Social Media from Outer Space
Confession Number One: I don’t have Facebook.
That is not actually that unusual anymore. In the past few years, I’ve noticed a steady stream of friends quitting the blue shores, weary of tag-tyranny and acronym-overdose. FOMO? YOLO! SUMO!? (Okay, I made that one up). So these days, I am not alone. But wait! There’s more.
Confession Number Two: I never had Facebook.
This, I believe, is more unusual for someone of my generation (too young to remember Thundercats; too old to comprehend High School Musical). It was never a purposeful boycott. I tend to use time as a quality filter when it comes to pop culture trends, so figured I’d leave it a few years and see if all the fuss was worthwhile (I’ll be all over Breaking Bad in about three years, promise).
By the time it became clear that social networks were around to stay, not only had others emerged, complicating the landscape, but I’d evolved a researcher’s fascination with observing the whole phenomenon from the outside. It’s from the outside that you start to spot broader patterns. The longer I’ve spent in brand and media research, particularly working on numerous social listening, buzz monitoring and [insert next marketing hype term] projects, the more I have begun to notice a disconnect.
Brands often seem to approach and discuss social media in a completely different way to the people who are actually using it.
Here’s the thing. Friends and strangers have naturally gawped at my alien status over the years, and incredulously wondered how I’ve managed to survive. Common queries include:
How do you keep in touch with everyone from school? (I don’t. What a terrifying concept).
How do you find out when your friends are having parties? (Kind-hearted people text me).
How do you know when hideous photos of you have been posted? (I live in ignorant bliss).
But do you know what nobody has EVER said?
‘Oh my gosh! You don’t have Twitface? How DO you keep up with your favourite brands?’
I find this intriguing. At work, I hear companies and marketers agonising over how to engage their consumers over social media, yet it’s much less frequently that I hear any of those consumers commenting on the fruits of these efforts – as they might with, say, a TV ad. Fundamentally, engaging with brands is not what social media is for. And from an outside perspective, the way brands are dealing with this feels clunky.

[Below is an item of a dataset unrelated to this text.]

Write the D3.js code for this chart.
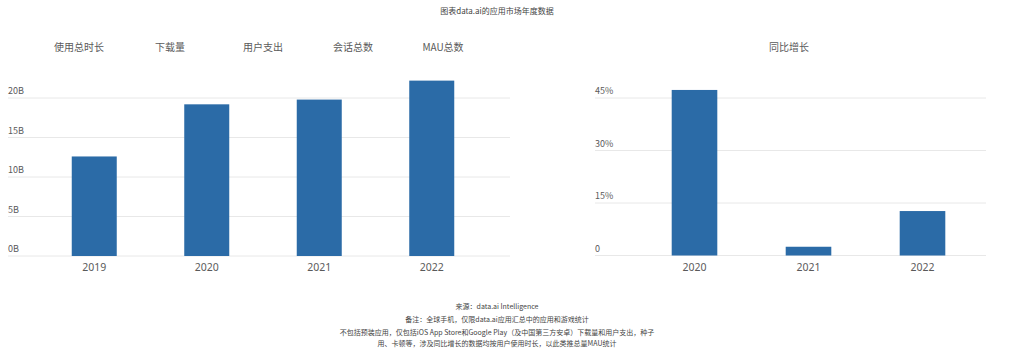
<!DOCTYPE html>
<html>
<head>
<meta charset="utf-8">
<script src="https://cdn.jsdelivr.net/npm/d3@7"></script>
<style>
  html, body { margin: 0; padding: 0; background: #fff; }
  svg { display: block; font-family: "Noto Sans CJK SC", "Noto Sans", sans-serif; }
</style>
</head>
<body>
<svg id="chart" width="1025" height="350"></svg>
<script>
// Annual totals (billions) and year-over-year growth (%)
const years = ["2019", "2020", "2021", "2022"];
const totals = [12.6, 19.2, 19.8, 22.2];
const growthYears = ["2020", "2021", "2022"];
const growth = [47.3, 2.5, 12.7];

const leftTicks = [0, 5, 10, 15, 20];
const leftTickLabels = ["0B", "5B", "10B", "15B", "20B"];
const rightTicks = [0, 15, 30, 45];
const rightTickLabels = ["0", "15%", "30%", "45%"];

const metrics = ["使用总时长", "下载量", "用户支出", "会话总数", "MAU总数"];
const title = "图表data.ai的应用市场年度数据";
const rightTitle = "同比增长";
const notes = [
  "来源：data.ai Intelligence",
  "备注：全球手机，仅限data.ai应用汇总中的应用和游戏统计",
  "不包括预装应用，仅包括iOS App Store和Google Play（及中国第三方安卓）下载量和用户支出，种子",
  "用、卡顿等，涉及同比增长的数据均按用户使用时长，以此类推总量MAU统计"
];

const BAR = "#2b6ba7";
const GRID = "#e8e8e8";
const TEXT = "#5a5a5a";

const svg = d3.select("#chart");

// Title
svg.append("text")
  .attr("x", 497).attr("y", 14)
  .attr("text-anchor", "middle")
  .attr("font-size", 8).attr("fill", "#444")
  .text(title);

// Metric selector row
const metricX = [79, 170, 263, 353, 443];
svg.append("g").selectAll("text").data(metrics).join("text")
  .attr("x", (d, i) => metricX[i]).attr("y", 51)
  .attr("text-anchor", "middle")
  .attr("font-size", 10).attr("fill", TEXT)
  .text(d => d);

svg.append("text")
  .attr("x", 789).attr("y", 51)
  .attr("text-anchor", "middle")
  .attr("font-size", 10).attr("fill", TEXT)
  .text(rightTitle);

// Draws one bar panel with gridlines and labels above each line
function panel(cats, vals, ticks, tickLabels, opt) {
  const g = svg.append("g");
  const x = d3.scaleBand().domain(cats).range(opt.xRange)
    .paddingInner(0.6).paddingOuter(0.3);
  const y = d3.scaleLinear().domain(opt.yDomain).range(opt.yRange);

  const grid = g.append("g").selectAll("g").data(ticks).join("g");
  grid.append("line")
    .attr("x1", opt.gridX[0]).attr("x2", opt.gridX[1])
    .attr("y1", d => y(d)).attr("y2", d => y(d))
    .attr("stroke", GRID).attr("stroke-width", 1);
  grid.append("text")
    .attr("x", opt.labelX).attr("y", d => y(d) - 4)
    .attr("font-size", 9).attr("fill", TEXT)
    .text((d, i) => tickLabels[i]);

  g.append("g").selectAll("rect").data(vals).join("rect")
    .attr("x", (d, i) => x(cats[i]))
    .attr("width", x.bandwidth())
    .attr("y", d => y(d))
    .attr("height", d => y(0) - y(d))
    .attr("fill", BAR);

  const xAxis = d3.axisBottom(x).tickSize(0).tickPadding(8);
  const ax = g.append("g").attr("transform", `translate(0,${y(0)})`).call(xAxis);
  ax.select(".domain").remove();
  ax.selectAll("text").attr("font-size", 10.5).attr("fill", TEXT)
    .attr("font-family", "'Noto Sans', sans-serif");
}

panel(years, totals, leftTicks, leftTickLabels, {
  xRange: [38, 488], yDomain: [0, 20], yRange: [256, 98],
  gridX: [8, 510], labelX: 8
});

panel(growthYears, growth, rightTicks, rightTickLabels, {
  xRange: [637.5, 979.5], yDomain: [0, 45], yRange: [255.5, 98],
  gridX: [595, 986], labelX: 595
});

// Source and notes
svg.append("g").selectAll("text").data(notes).join("text")
  .attr("x", 497).attr("y", (d, i) => [309, 322, 335, 346][i])
  .attr("text-anchor", "middle")
  .attr("font-size", 7).attr("fill", "#444")
  .text(d => d);
</script>
</body>
</html>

So instead of adding to a wealth of sensible articles on good social media strategy already existing, I’d like to take a step back and look at the whole concept from the outside. If I was an alien landing on Planet Earth and – forsaking the usual pursuit of body snatching – trying to understand the relationship between social media and brands, here are 3 key things I would want to know, and that brands could challenge themselves to think about:
Does this add anything at all to your product or service?
Are your Facebook, Twitter or Pinterest pages helping people enjoy or use your products better? Or are they all just an opportunistic advertising channel? The two aren’t mutually exclusive and there’s no doubt it’s a grey area. But I was impressed to see that when my friend tweeted lamenting a broken part on his trusty vacuum cleaner, Dyson were in touch within minutes with details of their part replacement service and a helpline he could call. Promoting your brand via social media is all very well, but asking for customers’ precious time and attention in return for a few promotions or discounts feels pretty thin as an exercise is long-term brand building – can you use social media to actually enhance your brand?
Do your customers actually WANT to be friends with you? Do you want to be friends with them?
Are you a friendly brand? Should you be? Obviously questions have been raised around the true commercial value of a fan and the real, fairly transactional reasons people sometimes ‘like’ Facebook pages. These aside, the concept of being friends with your customers isn’t necessarily a given. Our Brand Desire study shows that one of the key drivers of a desirable brand is having a personality that connects with your consumer – how they view themselves currently, their aspirations and their expectations of the category. If you’re a bank or a financial services provider, your audience might want reassurance from you, or advice – not a poll asking them what they think of the latest X-Factor result. There’s no doubt that more engagement is to be encouraged, but the tone of voice and personality needs to be sensitive to the kind of relationship you want to have with your customers – and they want to have with you.
Lastly, and potentially most brutal: do you actually have anything interesting to say?
We can’t all be witty and entertaining all the time. I’ve been involved in running a brand Facebook page and I know how hard it can be to come up with content. But watching brands try and shoe-horn their product into an ‘engaging’ post about the upcoming national holiday or public event is… well, it can get pretty desperate. Maybe you sell boilers. This is an admirable and necessary pursuit. Is this a fascinating topic for your users? For the majority, probably not. There are only so many ways you can spin it.
So be honest with yourself: if social media is all about sharing, what have you got to share that is actually of interest?
From my spaceship, I’m genuinely curious.